I wonder what this survey would do about the recent scholarship development at Harvard -- upping the maximum family income cutoff under which the student gets a free ride to something like $100K. I know there's been a lot of inflation since I went to college, but, dude! And to think of all the loans and grants I cobbled together!
akacat: A cute cat holding a computer mice by the cord. (Default)

From: [personal profile] akacat Date: 2008-01-03 08:25 pm (UTC)
A lot of the things on that list are so *variable*.

My grandpa has a trust fund -- it functions in every way as his checking account, and he earned every penny that's in it. He has it instead of a "checking account" because it made things easier for him when grandma died, and it'll make things easier for my mom and aunt when grandpa dies.

I went to a private high school for a year and a half (we moved halfway through my sophomore year.) There'd been some violence at the public school, so my parents pinched pennies a bit to afford the parochial school. Other kids' parents were doing the same, and a few of my classmates were there on full scholarship.

I also went to 'summer camp' every year -- for a whole week each summer.
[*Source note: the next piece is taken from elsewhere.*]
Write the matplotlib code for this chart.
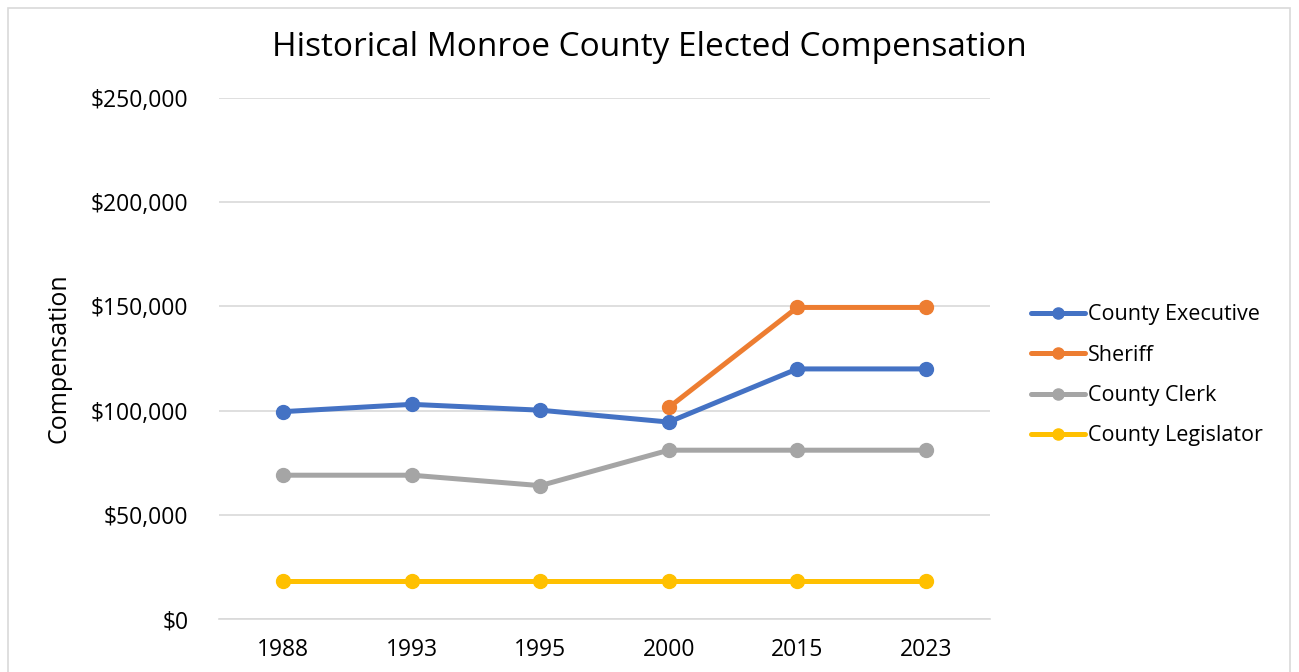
import matplotlib
matplotlib.use("Agg")
import matplotlib.pyplot as plt
from matplotlib.patches import Rectangle
from matplotlib.ticker import FuncFormatter

years = ["1988", "1993", "1995", "2000", "2015", "2023"]
county_executive = [99500, 103000, 100200, 94500, 120000, 120000]
sheriff = [None, None, None, 101500, 149500, 149500]
county_clerk = [69000, 69000, 64000, 81000, 81000, 81000]
county_legislator = [18000, 18000, 18000, 18000, 18000, 18000]

series = [
    ("County Executive", county_executive, "#4472C4"),
    ("Sheriff", sheriff, "#ED7D31"),
    ("County Clerk", county_clerk, "#A5A5A5"),
    ("County Legislator", county_legislator, "#FFC000"),
]

plt.rcParams['font.family'] = ['Open Sans', 'DejaVu Sans']

fig = plt.figure(figsize=(12.99, 6.72), dpi=100)
fig.patches.append(Rectangle((8/1299, -0.1), (1290-8)/1299, (672-8)/672 + 0.1,
                             transform=fig.transFigure, fill=False,
                             edgecolor="#D9D9D9", linewidth=1.2))
ax = fig.add_axes([219/1299, 53/672, 771/1299, 521/672])

x = list(range(len(years)))
for name, vals, color in series:
    xs = [xi for xi, v in zip(x, vals) if v is not None]
    ys = [v for v in vals if v is not None]
    ax.plot(xs, ys, color=color, linewidth=3.6, marker="o", markersize=10,
            label=name, solid_capstyle="round", zorder=3)

ax.set_xlim(-0.5, len(years) - 0.5)
ax.set_ylim(0, 250000)
ax.set_yticks(range(0, 250001, 50000))
ax.yaxis.set_major_formatter(FuncFormatter(lambda v, p: f"${int(v):,}"))
ax.set_xticks(x)
ax.set_xticklabels(years)
ax.grid(axis="y", color="#D9D9D9", linewidth=1.2)
ax.set_axisbelow(True)
for s in ["top", "right", "left"]:
    ax.spines[s].set_visible(False)
ax.spines["bottom"].set_color("#D9D9D9")
ax.spines["bottom"].set_linewidth(1.2)
ax.tick_params(axis="both", length=0, labelsize=16.5, colors="#000000")
ax.tick_params(axis="y", pad=22)
ax.tick_params(axis="x", pad=14)
ax.set_ylabel("Compensation", fontsize=18, labelpad=14)

fig.text(0.5, 1 - 47/672, "Historical Monroe County Elected Compensation",
         ha="center", va="center", fontsize=24)

leg = ax.legend(loc="upper left", bbox_to_anchor=(1012/1299, 1 - 285/672),
                bbox_transform=fig.transFigure, frameon=False, fontsize=15.5,
                handlelength=2.5, handletextpad=0.15, labelspacing=0.9,
                markerscale=0.8)

fig.savefig("out.png", dpi=100)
That cost my parents a whopping $150 (adjusted for inflation.) That's not cheap, but it's light-years from the blue-blood full summer camps.
edited at: Date: 2008-01-03 08:26 pm (UTC)

On the trust thing...

From: [identity profile] orange852.livejournal.com Date: 2008-01-03 10:24 pm (UTC)
I perceived including "or a trust" with parents as a catchall for "your education is being paid for by the efforts of someone who is not you," which still actually excludes other relatives such as a rich uncle or grandma.

In other words, a trust fund baby could mask a certain level of privelege by not putting paid for by parents in bold and allow the false assumption that they're paying their own way.

If that makes any sense.

Still, it is a strangely random set of statements even in the context of what a freshman would relate to in a classroom setting.